The vista from the windows of the Tate Modern is so spectacular it’s easy to get distracted from its galleries full of awe-inspiring art.
Originally the home to the Bankside Power Station, the building was converted by the Swiss architects Herzog and de Meuron and opened in 2000 as the Tate Modern Art Gallery. Set back from the Thames, behind a wide piazza and a plantation of trees, the massive, powerful brick structure, with its towering “lighthouse” chimney, dominates the riverbank and the skyline. The Millenium Bridge leads away from the piazza across the river to link it to the other side. Long windows, spaced along the building’s upper levels give real life, stunning pictures of Bankside, the Thames, St Pauls and the glass towers of the city.

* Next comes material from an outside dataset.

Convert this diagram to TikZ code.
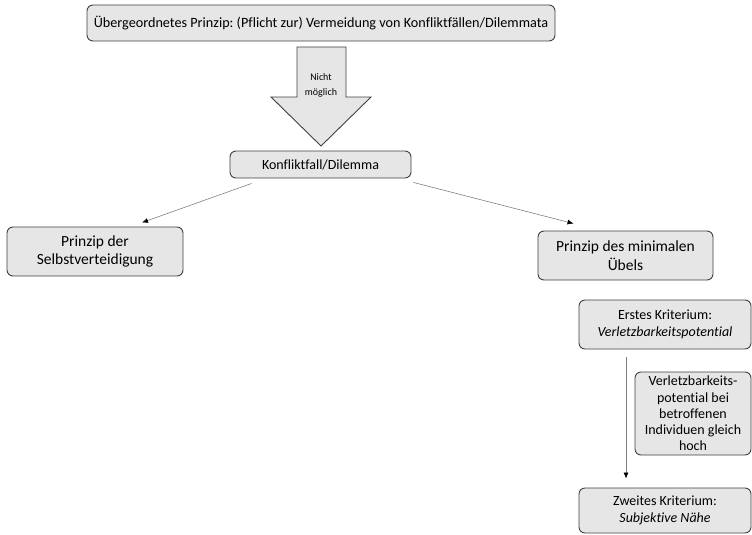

The Tate Modern’s collection is organised under three headings – Material Gestures, poetry and Dream, Idea and Object and States of Flux – very useful for the layperson in tackling the enigma of modern art. It covers such movements as Abstractionism, Expressionism, Abstract Expressionism, Minimalism, Conceptual Art, Constructivism, Cubism, Futurism and Pop Art. It includes the work of artists like Monet, Rothko, Carl Andie, Dan Flavin, Jenny Holzer, Picasso and Andy Warhol. The Tate is famed for its cutting edge and often controversial exhibits, like the giant Louise Bourgois spider which crouched menacingly in the courtyard when I first visited and Doris Salcedo’s sculpture, Shobboleth 2007, a giant crack which snaked threateningly across the floor of the cavernous basement Turbine Gallery, ready to swallow the unwitting and the unwary.
It’s worth taking time at the Tate, just to drink it all in; the brilliant views, the incredible collections and the amazing architecture itself. There are also two great bookshops to browse and a very nice café for coffee breaks. Entry to most exhibitions at the Tate is free.